Le film réussit tout de même à faire coexister les deux ensembles et à donner un repère réel à l’histoire d’Emile tout en prenant son sujet au sérieux. Le transfert de l’épouse dans un centre pour « malades » en mutation a beau être un prétexte scénaristique pour aller ancrer le récit dans un micro-univers en Gascogne, il tisse déjà la toile de fond narrative : il n’est jamais question pour quelque corps dépositaire de l’autorité d’envisager l’intégration, la cohabitation entre humains « normaux » et animaux « mutants ». On se retrouve donc obligés de s’intéresser à eux dans l’espace qui leur reste et qu’ils sont obligés de créer d’eux-mêmes, pour échapper à la suffocation, quitte à causer quelques dégâts sur leur passage : en s’enfuyant d’une ambulance avec fracas, en errant dans les rues des villes, en attaquant ceux qui les approchent, en se réfugiant surtout dans une forêt et dans l’illusion de liberté qu’elle offre.

A ciel fermé

Illusion oui, car si aucun véritable animal (à l’exception d’Albert, le chien domestique tellement bien dressé qu’il se retrouve presque représenté comme une personne docile, un membre accepté de la société) n’apparaît dans le film, c’est bien parce que l’activité humaine s’est chargée d’éradiquer la faune de cette forêt, à coups de pesticides et de battues, et qu’il n’en reste donc qu’un espace à reconquérir, un lieu de répit, mais aussi une prison dorée, littéralement à portée de fusil. Un espace nécessaire aux créatures donc mais aussi au film, qui a donc la possibilité de faire apparaître de véritables relations. La plus marquante, l’amitié naissance entre Fix, homme mutant en aigle (joué par un Tom Mercier autrement plus intéressant dans un personnage en recherche d’identité ici que quand Nadav Lapid lui fait débiter des bêtises pseudo-politiques) et Emile encore aux prémices de sa propre mutation. L’enjeu est simple, apprendre à voler. « Quel oiseau suis-je si je n’arrive pas à voler ? »
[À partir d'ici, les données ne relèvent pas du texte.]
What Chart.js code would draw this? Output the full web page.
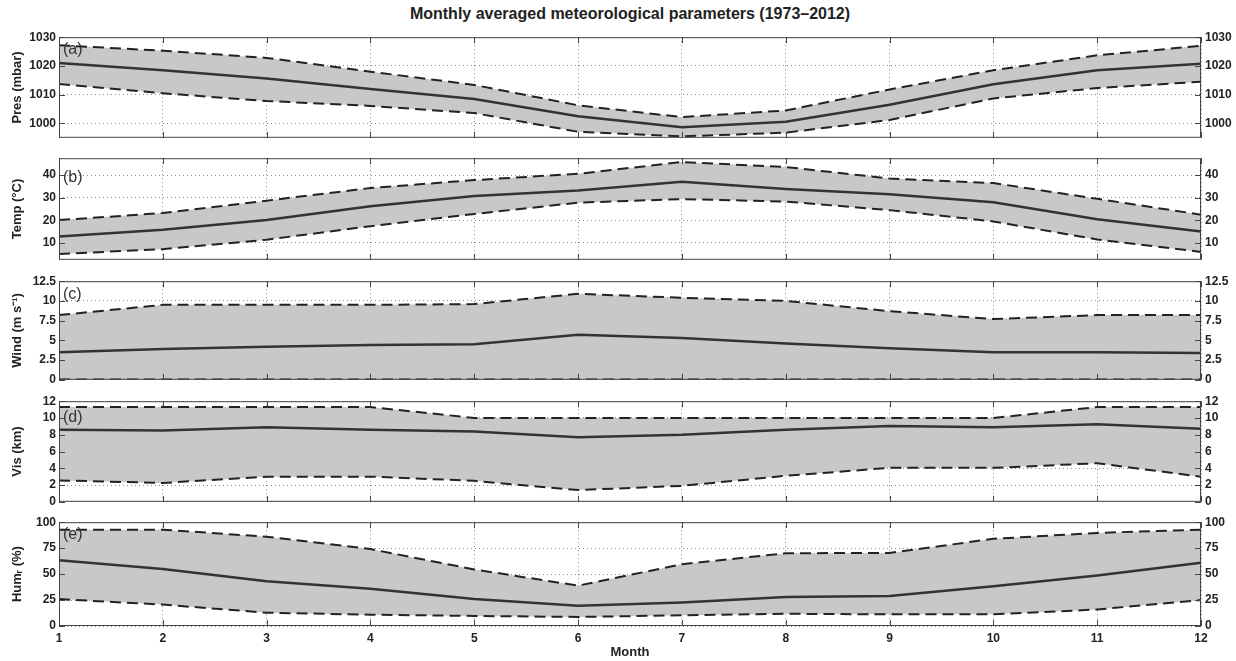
<!DOCTYPE html>
<html>
<head>
<meta charset="utf-8">
<script src="https://cdn.jsdelivr.net/npm/chart.js@4/dist/chart.umd.min.js"></script>
<style>
  body { margin: 0; background: #fff; }
  #wrap { position: relative; width: 1236px; height: 661px; overflow: hidden; }
  #wrap canvas { position: absolute; left: 0; }
  #title { position: absolute; top: 5px; left: 59px; width: 1142px; text-align: center; line-height: 18px;
           font: bold 16px "Liberation Sans", Arial, sans-serif; color: #222; }
</style>
</head>
<body>
<div id="wrap">
  <div id="title">Monthly averaged meteorological parameters (1973–2012)</div>
  <canvas id="presChart" width="1236" height="123" style="top:26px"></canvas>
  <canvas id="tempChart" width="1236" height="124" style="top:147px"></canvas>
  <canvas id="windChart" width="1236" height="121" style="top:270px"></canvas>
  <canvas id="visChart" width="1236" height="123" style="top:390px"></canvas>
  <canvas id="humChart" width="1236" height="150" style="top:511px"></canvas>
</div>
<script>
// data
const months = [1, 2, 3, 4, 5, 6, 7, 8, 9, 10, 11, 12];

const presMean  = [1021, 1018.5, 1015.6, 1012, 1008.5, 1002.5, 998.7, 1000.6, 1006.5, 1013.6, 1018.5, 1020.8];
const presUpper = [1027.2, 1025.3, 1022.8, 1018, 1013.4, 1006.3, 1002.2, 1004.5, 1011.8, 1018.5, 1023.7, 1027];
const presLower = [1013.7, 1010.5, 1007.8, 1006.1, 1003.6, 997.1, 995.5, 996.8, 1001.2, 1008.7, 1012.3, 1014.5];
const presTicks = [1000, 1010, 1020, 1030];

const tempMean  = [12.8, 15.8, 20.1, 26.2, 30.8, 33.2, 37.1, 33.9, 31.5, 28, 20.5, 15];
const tempUpper = [20.1, 23.2, 28.7, 34.3, 37.8, 40.6, 45.8, 43.6, 38.5, 36.5, 29.5, 22.5];
const tempLower = [5.1, 7.2, 11.4, 17.4, 22.8, 27.8, 29.4, 28.3, 24.5, 19.5, 11.5, 6];
const tempTicks = [10, 20, 30, 40];

const windMean  = [3.5, 3.9, 4.2, 4.4, 4.5, 5.7, 5.3, 4.6, 4.0, 3.5, 3.5, 3.4];
const windUpper = [8.2, 9.5, 9.5, 9.5, 9.6, 10.9, 10.4, 10.0, 8.7, 7.7, 8.2, 8.2];
const windLower = [0.05, 0.05, 0.05, 0.05, 0.05, 0.05, 0.05, 0.05, 0.05, 0.05, 0.05, 0.05];
const windTicks = [0, 2.5, 5, 7.5, 10, 12.5];

const visMean  = [8.6, 8.5, 8.9, 8.6, 8.4, 7.7, 8.0, 8.6, 9.05, 8.9, 9.25, 8.7];
const visUpper = [11.3, 11.3, 11.3, 11.3, 10.0, 10.0, 10.0, 10.0, 10.0, 10.0, 11.3, 11.3];
const visLower = [2.55, 2.25, 3.0, 3.0, 2.5, 1.4, 1.9, 3.1, 4.05, 4.05, 4.6, 3.0];
const visTicks = [0, 2, 4, 6, 8, 10, 12];

const humMean  = [63.3, 54.9, 43, 35.8, 25.9, 19.6, 22.7, 28, 29, 38.3, 48.6, 61];
const humUpper = [92.8, 92.8, 86, 74.1, 54.5, 38.9, 59.5, 70.1, 70.4, 84, 89.7, 92.8];
const humLower = [25.9, 20.6, 12.8, 10.9, 9.7, 8.7, 10.3, 11.8, 11.2, 11.2, 15.9, 25];
const humTicks = [0, 25, 50, 75, 100];

const FONT = '"Liberation Sans", Arial, sans-serif';

// frame, inward tick marks and panel letter
const boxPlugin = {
    id: 'box',
    afterDraw(chart, args, opts) {
        const ctx = chart.ctx;
        const a = chart.chartArea;
        const xs = chart.scales.x, ys = chart.scales.y;
        ctx.save();
        ctx.strokeStyle = '#444';
        ctx.lineWidth = 1;
        ctx.strokeRect(a.left + 0.5, a.top + 0.5, a.width - 1, a.height - 1);
        ctx.beginPath();
        xs.ticks.forEach(function(t, i) {
            const x = Math.round(xs.getPixelForTick(i)) + 0.5;
            ctx.moveTo(x, a.bottom); ctx.lineTo(x, a.bottom - 6);
            ctx.moveTo(x, a.top); ctx.lineTo(x, a.top + 6);
        });
        ys.ticks.forEach(function(t) {
            const y = Math.round(ys.getPixelForValue(t.value)) + 0.5;
            ctx.moveTo(a.left, y); ctx.lineTo(a.left + 6, y);
            ctx.moveTo(a.right, y); ctx.lineTo(a.right - 6, y);
        });
        ctx.stroke();
        ctx.font = '16px ' + FONT;
        ctx.fillStyle = '#333';
        ctx.textBaseline = 'middle';
        ctx.fillText(opts.label, a.left + 4, a.top + opts.dy);
        ctx.restore();
    }
};

function makePanel(id, mean, upper, lower, yMin, yMax, yTicks, yTitle, label, dy, isBottom) {
    const setTicks = function(scale) {
        scale.ticks = yTicks.map(function(v) { return { value: v }; });
    };
    const tickFont = { family: FONT, size: 12, weight: 'bold' };
    new Chart(document.getElementById(id).getContext('2d'), {
        type: 'line',
        data: {
            labels: months,
            datasets: [{
                label: 'mean',
                data: mean,
                borderColor: '#333',
                borderWidth: 2.5,
                pointRadius: 0,
                fill: false
            }, {
                label: 'upper',
                data: upper,
                borderColor: '#222',
                borderWidth: 2,
                borderDash: [11, 6],
                pointRadius: 0,
                fill: '+1',
                backgroundColor: '#c8c8c8'
            }, {
                label: 'lower',
                data: lower,
                borderColor: '#222',
                borderWidth: 2,
                borderDash: [11, 6],
                pointRadius: 0,
                fill: false
            }]
        },
        options: {
            responsive: false,
            animation: false,
            layout: { padding: { top: 8, bottom: isBottom ? 0 : 8, left: 0, right: 0 } },
            plugins: {
                legend: { display: false },
                tooltip: { enabled: false },
                filler: { drawTime: 'beforeDatasetsDraw' },
                box: { label: label, dy: dy }
            },
            scales: {
                x: {
                    z: 1,
                    grid: { color: '#8a8a8a', lineWidth: 1, drawTicks: false, borderDash: [1, 3] },
                    border: { display: false, dash: [1, 3] },
                    ticks: { display: isBottom, padding: 5, color: '#222', font: tickFont, maxRotation: 0, autoSkip: false },
                    title: { display: isBottom, text: 'Month', color: '#222',
                             font: { family: FONT, size: 13, weight: 'bold' }, padding: { top: 0, bottom: 1 } },
                    afterFit: function(s) { s.height = isBottom ? 35 : 0; }
                },
                y: {
                    z: 1,
                    position: 'left',
                    min: yMin,
                    max: yMax,
                    afterBuildTicks: setTicks,
                    grid: { color: '#8a8a8a', lineWidth: 1, drawTicks: false, borderDash: [1, 3] },
                    border: { display: false, dash: [1, 3] },
                    ticks: { padding: 3, color: '#222', font: tickFont, autoSkip: false,
                             callback: function(v) { return String(v); } },
                    title: { display: true, text: yTitle, color: '#222',
                             font: { family: FONT, size: 13, weight: 'bold' }, padding: { top: 10, bottom: 0 } },
                    afterFit: function(s) { s.width = 59; }
                },
                y2: {
                    position: 'right',
                    min: yMin,
                    max: yMax,
                    afterBuildTicks: setTicks,
                    grid: { display: false, drawTicks: false },
                    border: { display: false },
                    ticks: { padding: 4, color: '#222', font: tickFont, autoSkip: false,
                             callback: function(v) { return String(v); } },
                    afterFit: function(s) { s.width = 35; }
                }
            }
        },
        plugins: [boxPlugin]
    });
}

makePanel('presChart', presMean, presUpper, presLower, 995, 1030, presTicks, 'Pres (mbar)', '(a)', 12.5, false);
makePanel('tempChart', tempMean, tempUpper, tempLower, 2.5, 47.5, tempTicks, 'Temp (°C)', '(b)', 19, false);
makePanel('windChart', windMean, windUpper, windLower, 0, 12.5, windTicks, 'Wind (m s⁻¹)', '(c)', 13, false);
makePanel('visChart', visMean, visUpper, visLower, 0, 12, visTicks, 'Vis (km)', '(d)', 16.5, false);
makePanel('humChart', humMean, humUpper, humLower, 0, 100, humTicks, 'Humᵣ (%)', '(e)', 12, true);
</script>
</body>
</html>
On peut bien sur voir dans Le Règne Animal tout un tas de métaphores, celle de la transidentité normalement – thèse que le rejet des marginaux par une communauté rurale tend à crédibiliser. Mais ce n’est pas tant ça qui intéresse que le basculement d’un monde vers l’autre. Et c’est là que cette fameuse enveloppe narrative, broderies sans doute censées rassurer le spectateur (mais surtout le scénariste, soyons honnêtes) viennent parasiter l’ensemble. Que ce soit du fait de Nina, la camarade de classe d’Emile jouée par Billie Blain (qui ne sert qu’à offrir une caution d’acceptation des différences dans cette jungle hostile qu’est le lycée) ou de la gendarme jouée par Adèle Exarchopoulos (qui ne sert… à rien), on se retrouve trop souvent englués dans des pérégrinations de récit invisibilisant la matérialité du propos. Du temps passé qu’on perd à observer les corps des créatures (même si, allez savoir pourquoi, le choix entre ceux qui grossissent, car un monstre doit être gros, et ceux qui conservent leurs dimensions humanoïdes apparaît légèrement arbitraire), à être fidèle au malaise d’Emile qui doit affronter ses nouveaux instincts, son nouveau groupe social, et endurer l’irrévocable incompatibilité de ces deux ensembles.

Teen wolf

A cette incompatibilité, la solution de l’hybridité n’est donc suggérée que par la caméra, filmant les créatures tantôt comme des monstres, tantôt avec prudence, préparant son spectateur pour ne pas qu’ils soient terrifiants. On voit les traces de griffures au mur avant le corps de leur auteur, on distingue du mouvement avant le plan sur un mutant. La violence graphique n’est précisément présente qu’au moment où les corps en début de mutation refusent cette hybridité, punissant leur corps d’une malédiction. Et ce refus, d’hybridité comme de nuance, transparait dans l’entièreté de l’environnement, du gérant de guinguette qui souhaite les éradiquer au lycéen politisé qui veut les libérer. Chacun imprime ses t-shirts, chacun chez soi, et Nina encore au milieu, censée être l’incarnation de la nuance. Personnages-fonctions, on a dit.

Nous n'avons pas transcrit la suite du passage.